Once you get to the restaurant, you may have a sense of deja vu (“already seen”), but hopefully you quickly get over your uneasiness and enjoy a pre-meal hors d’oeuvre (“outside the work”) before your haute cuisine (fancy meal or literally “high cookery”) arrives.

During your private tete-a-tete (“head to head”) over dinner, you and your table mate might conclude that le mot juste (“exact word” or the most appropriate word or expression) to describe a recent attempted event is “coup d’etat” (“stroke of state” or a sudden violent seizure of power).

Meanwhile, people speaking Latin at the next table — hey, it could happen — might be members of an ad hoc (literally “to this,” or for a particular purpose) committee investigating sub rosa (done in secret) goings on.
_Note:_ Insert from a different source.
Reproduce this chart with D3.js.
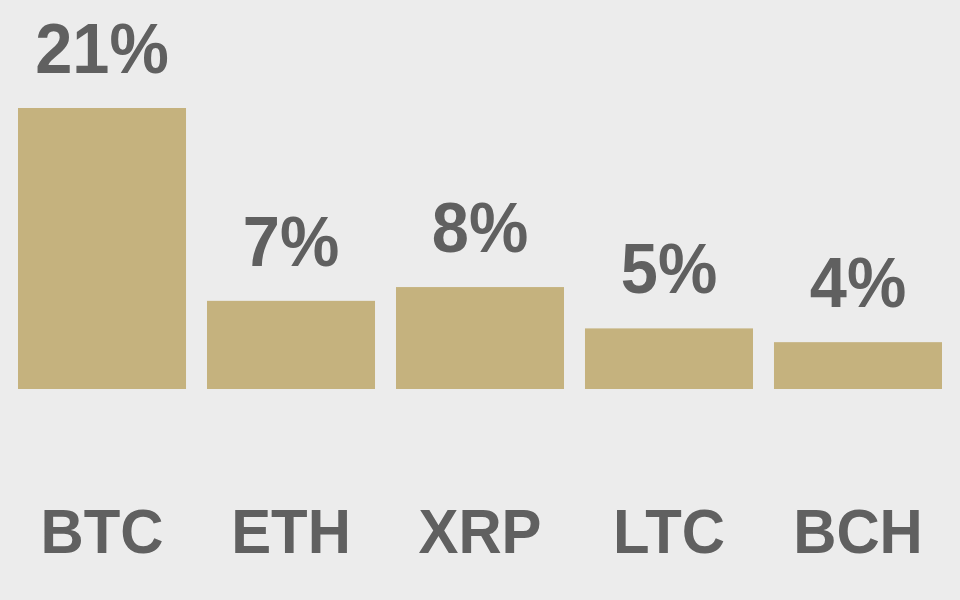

Their goal? To determine cui bono? (“to whom a benefit?”) from the quid pro quo (“something for something”) activities that have taken place. It could happen…

With the start of summer vacation, my thoughts turn to Italian words like dining al fresco (outside or “in the fresh”) on something that’s cooked al dente (“to the tooth” or still firm when bitten). But my favorite Italian words right now have to be “la dolce vita” and “dolce far niente” or “the sweet life” and “sweet doing nothing.” Oh, and “pizza.”